Para ahli sejarah memperkirakan jumlah buku yang dibakar lebih dari 4.000 sampai 5.000 jilid, baik tebal maupun tipis.

Bukan  saja Al - Quran dan buku - buku ilmu pengetahuan, tapi juga risalah keagamaan dan puisi - puisi Sufi dalam kesusastraan Arab ikut menjadi debu.

Menurut mereka, memang di Granadalah tempat dimusnahkan puluhan karya mistik Sufi Ibnu Arabi dan puisi - puisi Abu Hasan Ash - Shadili. Kendati demikian, pihak kerajaan masih terus  menganggap perintah mereka belum dijalankan sepenuhnya.

Sebuah dokumen multitafsir bertahun 1511 menunjukkan bahwa Raja Ferdinand merasa kurang puas karena buku - buku kesehatan, filsafat, serta catatan - catatan  peristiwanya,  masih utuh diselamatkan.

Begitulah hikmahnya. Buku - buku yang diselamatkan itu, nantinya menjadi jembatan ilmu untuk digilirkan Allah SWT kepada peradaban selanjutnya.

Mereka mengira, gumpalan asap ayat - ayat cinta di Bib Rambla yang mengepul, ikut memupuskan cinta umat Muslim pada Al - Qur'an.

Kini saatnya tamu agung ini datang. Merdu tilawah akan bergiliran, berkumandang di langit bumi.

Siapa yang bisa melenyapkan Al - Qur'an dari hati  hamba yang selalu melafazkan ayat - ayat ini ? Ribuan Ramadhan telah membuktikannya.

Kenali Al - Qur'anmu. Kitab yang telah membuktikan begitu banyaknya kejadian di dunia ini. Petunjuk bagi hamba yang bertakwa.

Nyalakan lentera Ramadhanmu. Hidupkan cahaya amalan - amalan muliamu. Perbanyak muhasabah tentang dirimu. Sebab di sanalah tempat kita menjaga energi dan asa menuju syurga yang dijanjikan.

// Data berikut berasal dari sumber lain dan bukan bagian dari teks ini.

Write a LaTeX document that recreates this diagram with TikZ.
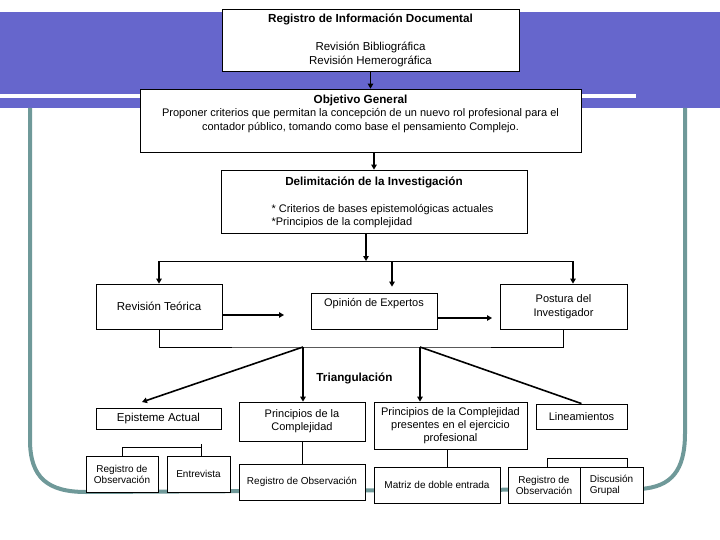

Ramadhan sudah di ambang ufuk. Semoga diizinkan Allah bertemu dengannya. Diizinkan Allah terus menemaninya, menebus segala ketidak ta'atan kepada-Nya. Mengejar kembali semua ketertinggalan hingga di garis finish.

In sha Allah, tak membuat kita menyerah dan tersingkir dari laga ujian Ramadhan.

Marhaban bulan penuh ampunan.  Wallahu a'lam bishowab.